Following the independence of Eritrea from Ethiopia in 1993, the Eritrean Orthodox Tewahedo Church was granted autocephaly by Coptic Pope Shenouda III, and it officially separated from the Ethiopian Church.
==Name==
''Tewahedo'' (Ge'ez ተዋሕዶ ''täwaḥədo'') is a Ge'ez word meaning "being made one" or "unified". This word refers to the Oriental Orthodox belief in the one single unified Nature of Christ; i.e., a belief that a complete, natural union of the Divine and Human Natures into One is self-evident in order to accomplish the divine salvation of humankind, as opposed to the "two Natures of Christ" belief (unmixed, but unseparated Divine and Human Natures, called the Hypostatic Union) which is held by the Roman Catholic and Eastern Orthodox Churches. According to the Catholic Encyclopedia article on the Henotikon, around 500 bishops within the Patriarchates of Alexandria, Antioch and Jerusalem refused to accept the "two natures" doctrine decreed by the Council of Chalcedon in 451, thus separating themselves from the main body of the Christian Church at the time, which would later itself split in two factions (Eastern Orthodox and Roman Catholic) in the East-West Schism of 1054, although this later event was not about Christological views.

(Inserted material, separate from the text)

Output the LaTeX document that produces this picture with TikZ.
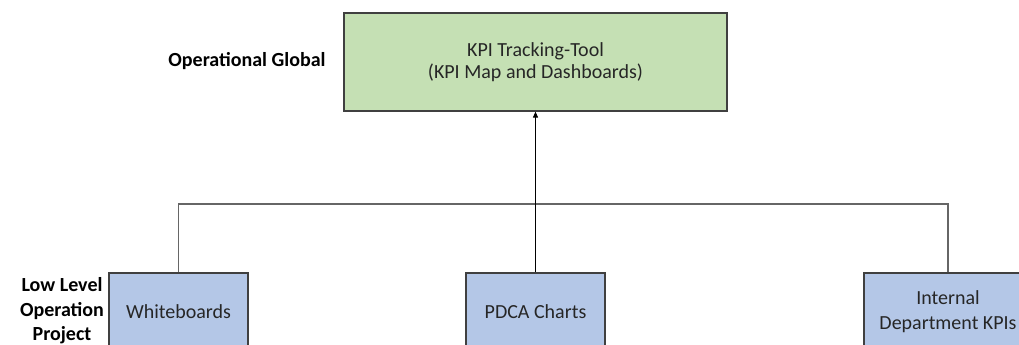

The Oriental Orthodox Churches, which today include the Coptic Orthodox Church of Alexandria, the Armenian Apostolic Church, the Syriac Orthodox Church, the Malankara Orthodox Church of India, the Ethiopian Orthodox Tewahedo Church, and the Eritrean Orthodox Tewahedo Church, are referred to as "Non-Chalcedonian", and, sometimes by outsiders as "monophysite" (meaning "One Single Nature", in reference to Christ). However, these Churches themselves describe their Christology as miaphysite (meaning "One United Nature", in reference to Christ; the translation of the word "Tewahedo").